Sunday, November 21, 2004

Overwhelmed

Oscar is complaining about an overcrowded email Inbox. I am sympathetic. Mine has long crossed the 1000-message mark and since I have a separate Eudora program on my home computer, you might as well double that, because whatever folly guides me to preserve email in my office is perniciously at work at home as well.

Yes, I have files. The trouble is most email does not fit into the dozens and dozens of files that are already in place and I am loathe to add more because they are now scrolling off my screen, hence I am likely to forget all about them, let alone their content.


But this is not my point, because it is one Oscar has amply covered.

I just wanted to add that I am similarly beleaguered with regular mail****. A picture tells it all. Below, witness my mail from this week alone, and this is (like with important email) after I pulled out all urgent matters and items that are 100% trash.

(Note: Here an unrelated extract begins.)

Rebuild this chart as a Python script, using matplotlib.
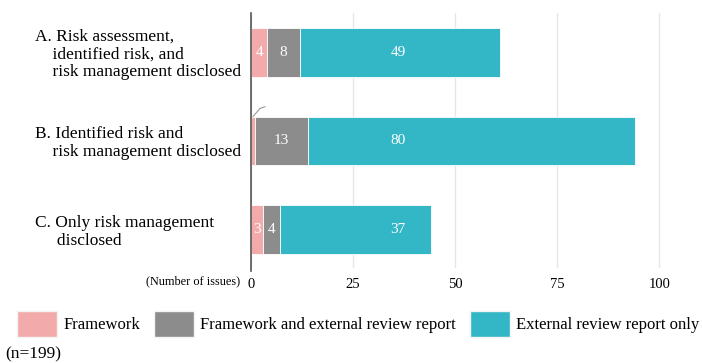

Of course, as a result of the onslaught of the “ambiguous and difficult to classify” mail, I am loathe to even approach my mailbox each day. And so oftentimes I just ignore it, resulting in the mailbox depicted below as of this morning (it is Sunday and yes, I am okay with the idea that the US Postal Service should not make deliveries on Saturdays and any other days it wants to call "postal holidays"):

****BTW: Last night I went to have dinner with a lovely couple (blogger friend!)***** and all I kept thinking was – I wonder where they hid their mail, because their counter was meticulously barren of a single shred of paper. The last time I myself had friends for dinner I hid my stacks as well (I have my secret hiding spots!) and then promptly forgot about them. Two weeks later, when the lights began to flicker, it struck me that I hadn’t written a check to MG&E recently. I’m not sure it was MG&E giving me the three-flicker notice, but I was grateful that something had jogged my memory to retrieve all that was buried in some forgotten
crawlspace.

***** Do yourself a favor and cook up the salmon chowder I was served (recipe here). Yum! I also wanted to devour (with an embrace!) the children. They don't come any sweeter.